Of course, this notion also bothers people and makes them go “then why try to remake it!? Why call it Suspiria!?” My only real response is “why not?” Why does this inherently ruin a past movie or play with our expectations? In the end, it might just be a little marketing boost, or a way to comment on the original and get at new themes they they find more timely (Luca is certainly as thoughtful as they come). Any contrary expectations can only hamper what the movie “is” and block any little joyful little discovery you might find. Having undone my own expectations, I suddenly get a kick out of this little trailer. And even then, I now know enough to understand that this will have no bearing on my expectations of the movie.
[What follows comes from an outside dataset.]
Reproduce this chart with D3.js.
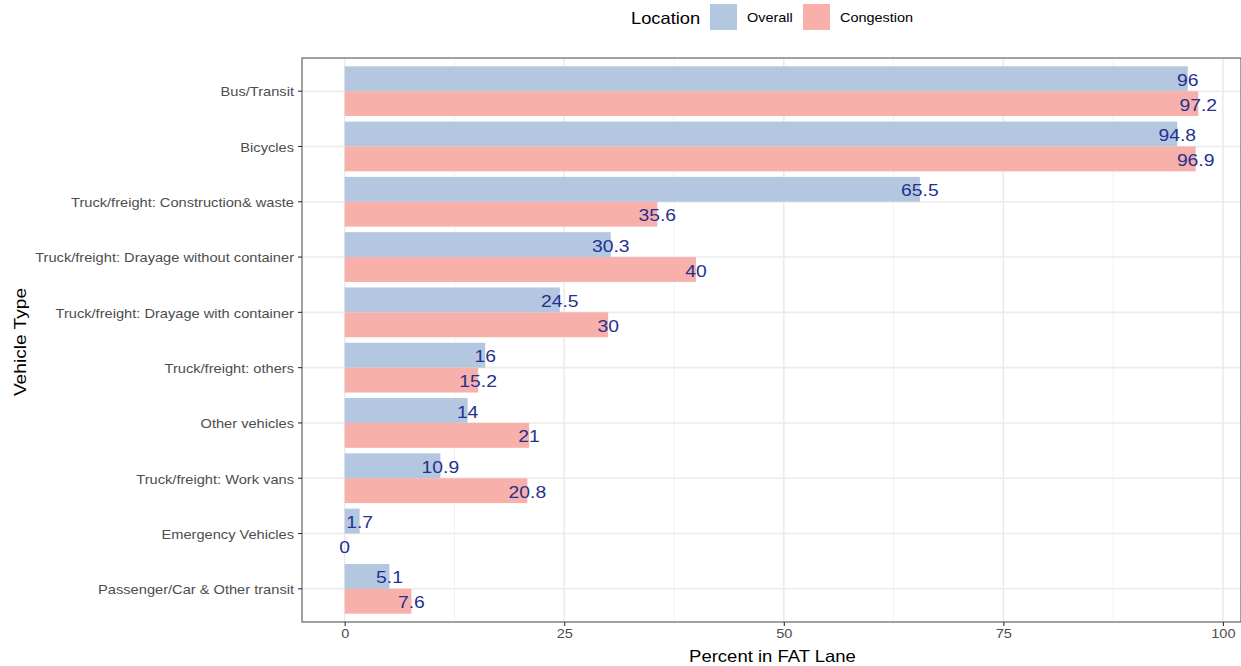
<!DOCTYPE html>
<html>
<head>
<meta charset="utf-8">
<script src="https://cdn.jsdelivr.net/npm/d3@7"></script>
<style>
  html, body { margin: 0; padding: 0; background: #fff; }
  svg { display: block; font-family: "Liberation Sans", Arial, Helvetica, sans-serif; }
</style>
</head>
<body>
<svg id="chart" width="1241" height="666"></svg>
<script>
// ---- Data ----
const categories = [
  "Bus/Transit",
  "Bicycles",
  "Truck/freight: Construction& waste",
  "Truck/freight: Drayage without container",
  "Truck/freight: Drayage with container",
  "Truck/freight: others",
  "Other vehicles",
  "Truck/freight: Work vans",
  "Emergency Vehicles",
  "Passenger/Car & Other transit"
];
const seriesNames = ["Overall", "Congestion"];
const overallValues    = [96, 94.8, 65.5, 30.3, 24.5, 16, 14, 10.9, 1.7, 5.1];
const congestionValues = [97.2, 96.9, 35.6, 40, 30, 15.2, 21, 20.8, 0, 7.6];
const xTicks = [0, 25, 50, 75, 100];
const xMinorTicks = [12.5, 37.5, 62.5, 87.5];
const seriesColors = ["#b3c7e1", "#f8b0ab"];

// ---- Helpers ----
function stretch(sel, k) {
  sel.each(function () {
    const L = this.getComputedTextLength();
    this.setAttribute("textLength", L * k);
    this.setAttribute("lengthAdjust", "spacingAndGlyphs");
  });
}

// ---- Layout ----
const svg = d3.select("#chart");
const panel = { left: 302, right: 1241, top: 58, bottom: 622 };

const allVals = overallValues.concat(congestionValues);
const xMax = d3.max(allVals), xMinV = 0;
const pad = (xMax - xMinV) * 0.05;
const x = d3.scaleLinear().domain([xMinV - pad, xMax + pad]).range([panel.left, panel.right]);

const y = d3.scaleBand().domain(categories).range([panel.top, panel.bottom])
  .paddingInner(0).paddingOuter(0.1);
const bw = y.bandwidth();
const ySub = d3.scaleBand().domain(seriesNames).range([bw * 0.05, bw * 0.95]).padding(0);
const color = d3.scaleOrdinal().domain(seriesNames).range(seriesColors);

const rows = [];
categories.forEach((c, i) => {
  rows.push({ cat: c, series: "Overall", value: overallValues[i] });
  rows.push({ cat: c, series: "Congestion", value: congestionValues[i] });
});

// panel background
svg.append("rect").attr("x", panel.left).attr("y", panel.top)
  .attr("width", panel.right - panel.left).attr("height", panel.bottom - panel.top)
  .attr("fill", "#fff");

// gridlines
const grid = svg.append("g");
xMinorTicks.forEach(t => {
  grid.append("line").attr("x1", x(t)).attr("x2", x(t))
    .attr("y1", panel.top).attr("y2", panel.bottom)
    .attr("stroke", "#f2f2f2").attr("stroke-width", 1);
});
xTicks.forEach(t => {
  grid.append("line").attr("x1", x(t)).attr("x2", x(t))
    .attr("y1", panel.top).attr("y2", panel.bottom)
    .attr("stroke", "#ebebeb").attr("stroke-width", 1.6);
});
categories.forEach(c => {
  const cy = y(c) + bw / 2;
  grid.append("line").attr("x1", panel.left).attr("x2", panel.right)
    .attr("y1", cy).attr("y2", cy)
    .attr("stroke", "#ebebeb").attr("stroke-width", 1.6);
});

// bars
svg.append("g").selectAll("rect").data(rows).join("rect")
  .attr("x", d => x(0))
  .attr("y", d => y(d.cat) + ySub(d.series))
  .attr("width", d => Math.max(0, x(d.value) - x(0)))
  .attr("height", ySub.bandwidth())
  .attr("fill", d => color(d.series));

// value labels
const vlabels = svg.append("g").selectAll("text").data(rows).join("text")
  .attr("x", d => x(d.value))
  .attr("y", d => y(d.cat) + ySub(d.series) + ySub.bandwidth() / 2 + 1.5)
  .attr("text-anchor", "middle")
  .attr("dominant-baseline", "central")
  .attr("font-size", 16.8)
  .attr("fill", "#25318f")
  .text(d => d3.format("~g")(d.value));
stretch(vlabels, 1.15);

// panel border
svg.append("rect").attr("x", panel.left).attr("y", panel.top)
  .attr("width", panel.right - panel.left).attr("height", panel.bottom - panel.top)
  .attr("fill", "none").attr("stroke", "#555").attr("stroke-width", 1.1);

// axes
const xAxis = svg.append("g").attr("transform", `translate(0,${panel.bottom})`)
  .call(d3.axisBottom(x).tickValues(xTicks).tickSize(4).tickPadding(3).tickFormat(d3.format("d")));
xAxis.select(".domain").remove();
xAxis.selectAll(".tick line").attr("stroke", "#333").attr("stroke-width", 1.1);
xAxis.selectAll(".tick text").attr("fill", "#4d4d4d").attr("font-size", 13)
  .style("font-family", "Liberation Sans, Arial, sans-serif");
stretch(xAxis.selectAll(".tick text"), 1.12);

const yAxis = svg.append("g").attr("transform", `translate(${panel.left},0)`)
  .call(d3.axisLeft(y).tickSize(4).tickPadding(4));
yAxis.select(".domain").remove();
yAxis.selectAll(".tick line").attr("stroke", "#333").attr("stroke-width", 1.1);
yAxis.selectAll(".tick text").attr("fill", "#4d4d4d").attr("font-size", 13.3)
  .attr("y", 1)
  .style("font-family", "Liberation Sans, Arial, sans-serif");
stretch(yAxis.selectAll(".tick text"), 1.1);

// axis titles
const xt = svg.append("text").attr("x", (panel.left + panel.right) / 2 + 1).attr("y", 662)
  .attr("text-anchor", "middle").attr("font-size", 16.5).attr("fill", "#000")
  .text("Percent in FAT Lane");
stretch(xt, 1.12);
const yt = svg.append("text")
  .attr("transform", `translate(26,${(panel.top + panel.bottom) / 2 + 2}) rotate(-90)`)
  .attr("text-anchor", "middle").attr("font-size", 16.5).attr("fill", "#000")
  .text("Vehicle Type");
stretch(yt, 1.16);

// legend
const legend = svg.append("g");
const lt = legend.append("text").attr("x", 631).attr("y", 23.5).attr("font-size", 16.5).attr("fill", "#000")
  .text("Location");
stretch(lt, 1.11);
const keyX = [710, 803];
seriesNames.forEach((s, i) => {
  legend.append("rect").attr("x", keyX[i]).attr("y", 4).attr("width", 27).attr("height", 26)
    .attr("fill", color(s));
  const t = legend.append("text").attr("x", keyX[i] + 37).attr("y", 22).attr("font-size", 13)
    .attr("fill", "#000").text(s);
  stretch(t, 1.11);
});
</script>
</body>
</html>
It might be dogshit. It might be revolutionary. I cannot even pretend to know, nor could anyone. And that very thought makes me so very happy and excited for it in a much deeper way.
I discovered movie nirvana not by turning movies into blank slates, but turning my own mind into one. By divorcing myself from any kind of expectation and yet coming at everything with an open curiosity. By putting trust in myself that I will find all the ways to truly care or criticize the film there, in the dark, where films truly live. And I will find the voice to talk about it in the echoes that reside with me in the ever after. Decry this notion if you like.
But I have never been more in love with movies.